We live in a culture suffused with icons we seldom consciously analyze. I realized this the other day when I was expecting a delivery from Federal Express that I had missed the day before. Since it is often difficult to hear someone at the door from my second-floor office, I decided to print a sign to post on the front door to assure the courier that I was indeed at home. I thought I would include the familiar “FedEx” logo to make the sign more attention getting, but neither scanning my missed-delivery notice nor downloading a graphic from the Federal Express Web site yielded an image that was crisp at an attention-getting size.

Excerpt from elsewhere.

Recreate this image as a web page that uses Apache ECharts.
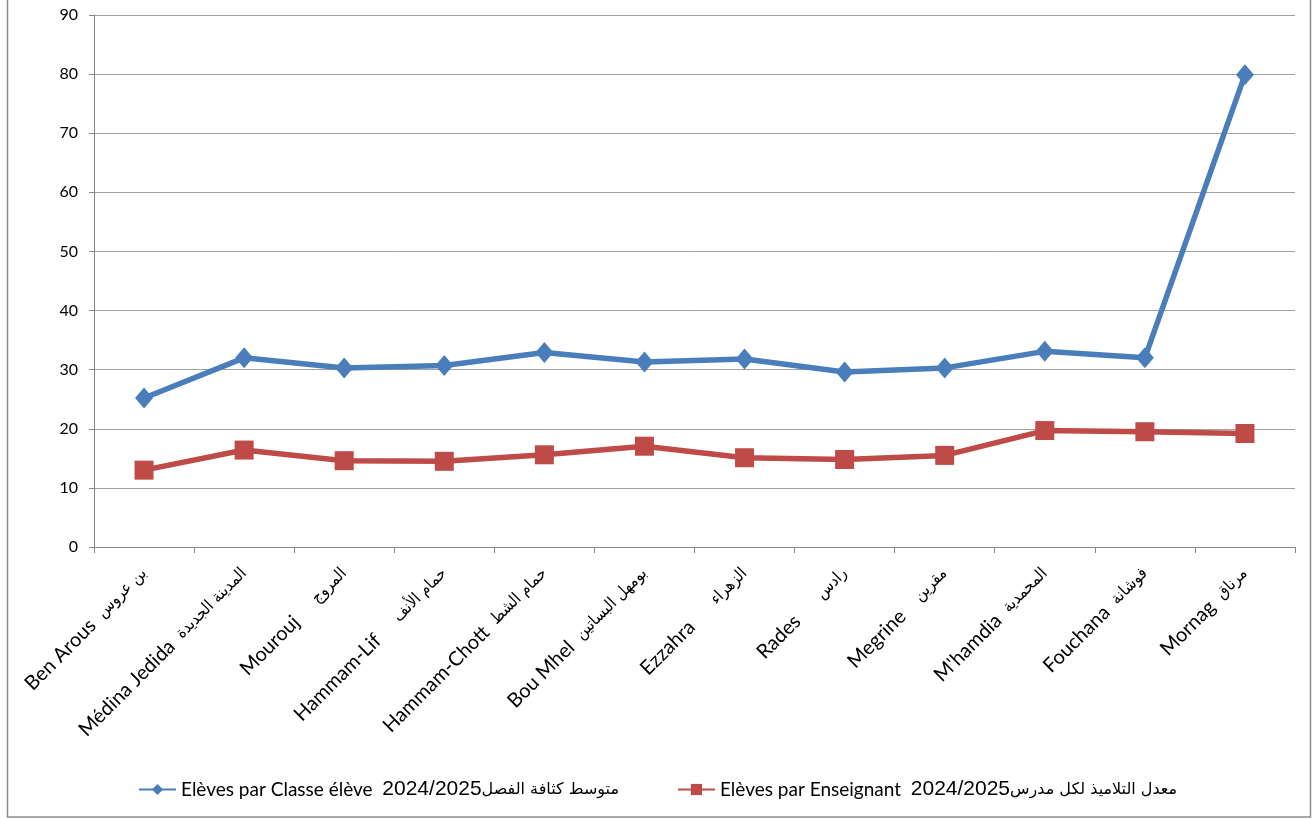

No problem, I thought. All I need to do is combine a few letters to produce a do-it-yourself logo indistinguishable from the genuine article. No boldface, sans-serif typeface on my computer quite did the trick, however. The x-heights of Arial, Helvetica, and all the other fonts I examined were higher than the top of the middle arm of the uppercase “E.” The FedEx logo, however, has these two heights the same. The logo, I suddenly realized, probably employs a designed-for-purpose font of exactly five characters. The uppercase “E” and lowercase “x” are juxtaposed to the point of contact, thereby outlining a right-pointing white arrow, no doubt intended to suggest the role of an express company in getting parcels from here to there. A classic negative-space trick!
If you have no idea what I’m talking about, look at the Federal Express Web site. Take a close look at the logo and see what I mean.
And my door sign? I finally just used the scan of my missed-delivery notice as a background for the sign and abandoned my logo counterfeiting as too complicated.